This universal Benevolence toward all Men, we may compare to that Principle of Gravitation, which perhaps extends to all Bodys in the Universe; but like the Love of Benevolence, increases as the Distance is diminish’d, and is strongest when Bodys come to touch each other. Now this increase of Attraction upon nearer Approach, is as necessary to the Frame of the Universe, as that there should be any Attraction at all. For a general Attraction, equal in all Distances, would by the Contrariety of such multitudes of equal Forces, put an end to all Regularity of Motion, and perhaps stop it altogether.--Frances Hutcheson (1726) An Inquiry into the Original of Our Ideas of Beauty and Virtue.
In a lovely paper that he delivered in Ghent on Wednesday, Tamas Demeter made good use of the eminently quotable paragraph, with its seductive comparison between benevolence and Newtonian gravity, quoted above. Ignoring Newton's strictures, Hutcheson implies that attraction is governed by sympathy (see here). The image has a non-trivial after-life in Hutheson's student and astute critic, Adam Smith ("All the different members of it are bound together by the agreeable bands of love and affection, and are, as it were, drawn to one common centre of mutual good offices," [HT Ryan Hanley]) as well as in Smith's careful reader, Wollstonecraft ("private virtue becoming the cement of public happiness, an orderly whole is consolidated by the tendency of all the parts towards a common centre,") [recall this post].
But my eye rested on the final sentence of Hutcheson's paragraph which expresses a counterfactual about the impossibility of an alternative force-law. (Not all possible alternatives, of course.) When you start thinking about it, he seems he has packed quite a bit into the claim. Hutcheson really makes two counterfactual predictions about what would happen if there was uniform gravity (so not based on distance [presumably just based on masses]) in the universe: (a) motion would stop being regular or (b) motion would stop altogether. I focus on (b) first; this is really a kind of anti-cosmogeny. It claims that the world could not have evolved with such a force law.
In fact, Hutcheson's second (b) point ("a general Attraction, equal in all Distances, would by the Contrariety of such multitudes of equal Forces...stop [motion] altogether") sounds (recall this post) akin to a claim that Clarke makes against Spinoza: “because the determination of this self-existent motion must be every way at once, the effect of it could be nothing else but a perpetual rest; it's a an argument that I have long struggled with (see this paper).
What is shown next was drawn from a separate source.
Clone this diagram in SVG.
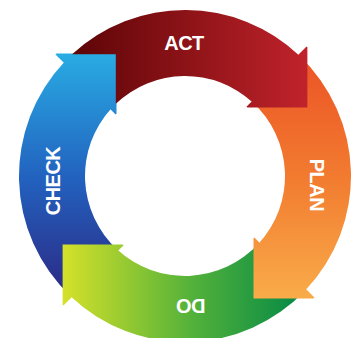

For the aficionados: I am pretty sure that the then also famous Bentley-Newton correspondence got started by a (now lost) question from Bentley to Newton to rule the possibility of the solar system evolving out of a homogeneous plenum (which the English think Spinoza ought to embrace) with Newtonian force laws. Hutcheson's (b) seems 'intuitive' because one can understand the idea that all forces can cancel each other out so that there is no motion.
But one thing Hutcheson's counterfactual thought experiment, (b), requires is that matter needs to be uniformly or symmetrically distributed (through the infinite universe). Otherwise there is no reason to think that all the possible forces would simply cancel each other out from the start, forever. (We leave aside Norton dome style thought experiments--from my Marij Van Strien's work we know these were familiar in the 19th century, but there is no evidence they were really understood at the start of the 18th century [NB the wikipedia page is weak on the history].) So, contrary to the argument of the General Scholium, Hutcheson is tacitly assuming something like a plenum here (at least as the starting point of cosmogeny). Why he would do so is odd, unless the paragraph originates in an earlier polemic against Spinozism (or the impious development of Cartesianism)? This is a plausible inference, given that Hutecheson is familiar with the polemics surrounding Spinoza and Toland (see here and here), and Hutcheson is often at pains at showing and/or assuming the existence of final causes.
I have to admit I am a bit stumped by Hutcheson's first claim that motion would stop being regular with a uniform universal attraction. I don't recall Newton modeling that force law. (Newton does model alternatives to the inverse square law.) So, I'll have to check the Principia. I would guess that (regardless of initial conditions), such a force law would result in a gigantic clump of matter in the middle of the universe. But I'll chew on this.*
*I thank Tamas Demeter, Maarten Van Dyck, and Daniel Schneider for discussion. I should be blamed for any blunders in this argument.